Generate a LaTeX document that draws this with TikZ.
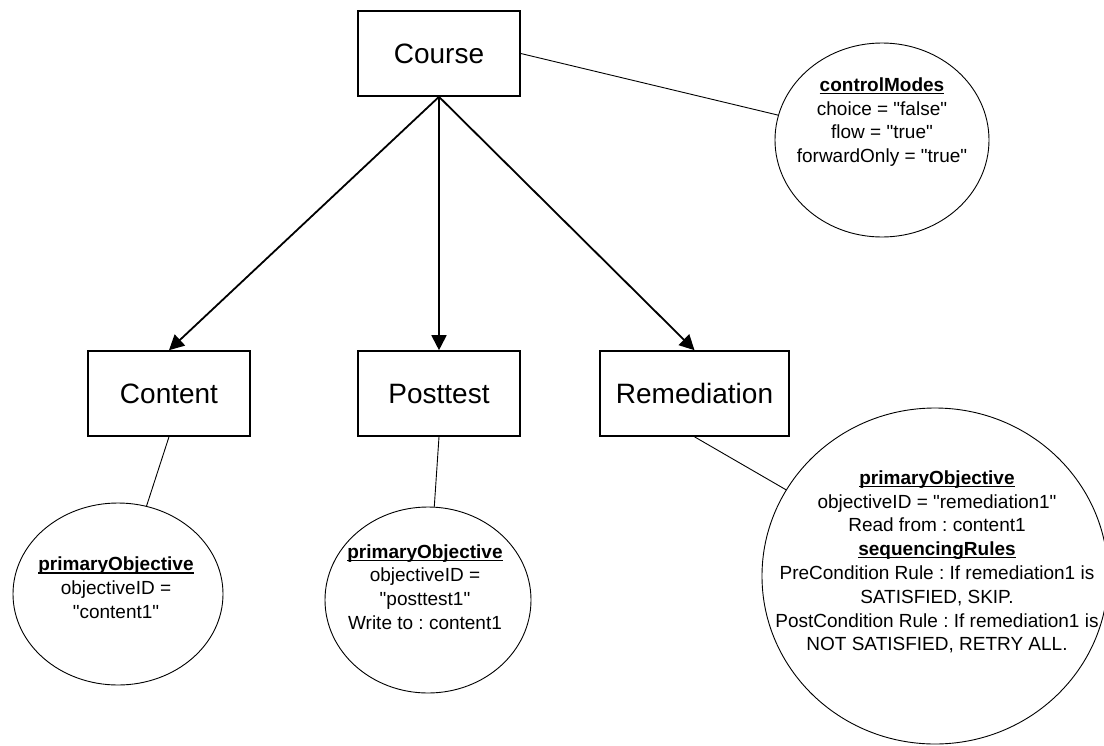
\documentclass[tikz,border=0pt]{standalone}
\usepackage{fontspec}
\setmainfont{Liberation Sans}[Ligatures=TeXOff]
\usetikzlibrary{arrows.meta,shapes.geometric}
\frenchspacing
% bold heading with a rule under it
\newcommand\headul[1]{\setbox0\hbox{\bfseries #1}\rlap{\rule[-2.6pt]{\wd0}{1.1pt}}\box0}

\begin{document}
\begin{tikzpicture}[x=1pt,y=-1pt,
  entity/.style={draw, line width=1.6pt, rectangle, minimum width=162pt,
    minimum height=85pt, inner sep=0pt, font=\fontsize{28}{32}\selectfont},
  objective/.style={draw, line width=0.9pt, ellipse, inner sep=0pt},
  objtext/.style={align=center, inner sep=0pt,
    font=\fontsize{19}{23.8}\selectfont},
  child/.style={-{Triangle[length=15pt,width=15pt]}, line width=1.8pt},
  link/.style={line width=0.9pt}]
\useasboundingbox (0,0) rectangle (1104,745);
\fill[white] (0,0) rectangle (1104,745);

% activity tree
\node[entity] (course) at (439,53.5) {Course};
\node[entity] (content) at (169,393.5) {Content};
\node[entity] (posttest) at (439,393.5) {Posttest};
\node[entity, minimum width=189pt] (remediation) at (694.5,393.5) {Remediation};

% sequencing information attached to the activities
\node[objective, minimum width=214pt, minimum height=194pt] (ctrl) at (882,140) {};
\node[objtext] (ctrltext) at (882,122)
  {\headul{controlModes}\\choice = "false"\\flow = "true"\\forwardOnly = "true"};

\node[objective, minimum width=210pt, minimum height=182pt] (contentobj) at (118,594) {};
\node[objtext] (contenttext) at (116,588)
  {\headul{primaryObjective}\\objectiveID =\\"content1"};

\node[objective, minimum width=206pt, minimum height=186pt] (postobj) at (428,600) {};
\node[objtext] (posttext) at (425,587)
  {\headul{primaryObjective}\\objectiveID =\\"posttest1"\\Write to : content1};

\node[objective, minimum width=346pt, minimum height=336pt] (remobj) at (935,576) {};
\node[objtext] (remtext) at (937,562)
  {\headul{primaryObjective}\\objectiveID = "remediation1"\\Read from : content1\\
   \headul{sequencingRules}\\PreCondition Rule : If remediation1 is\\SATISFIED, SKIP.\\
   PostCondition Rule : If remediation1 is\\NOT SATISFIED, RETRY ALL.};

% connectors
\draw[child] (course.south) -- (content.north);
\draw[child] (course.south) -- (posttest.north);
\draw[child] (course.south) -- (remediation.north);
\draw[link] (course.east) -- (ctrl);
\draw[link] (content.south) -- (contentobj);
\draw[link] (posttest.south) -- (postobj);
\draw[link] (remediation.south) -- (remobj);
\end{tikzpicture}
\end{document}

:: Exercise goal ::
Check each line of the data above for the word "with", then state how many lines have it. Give the number alone.

:: Completed exercise ::
2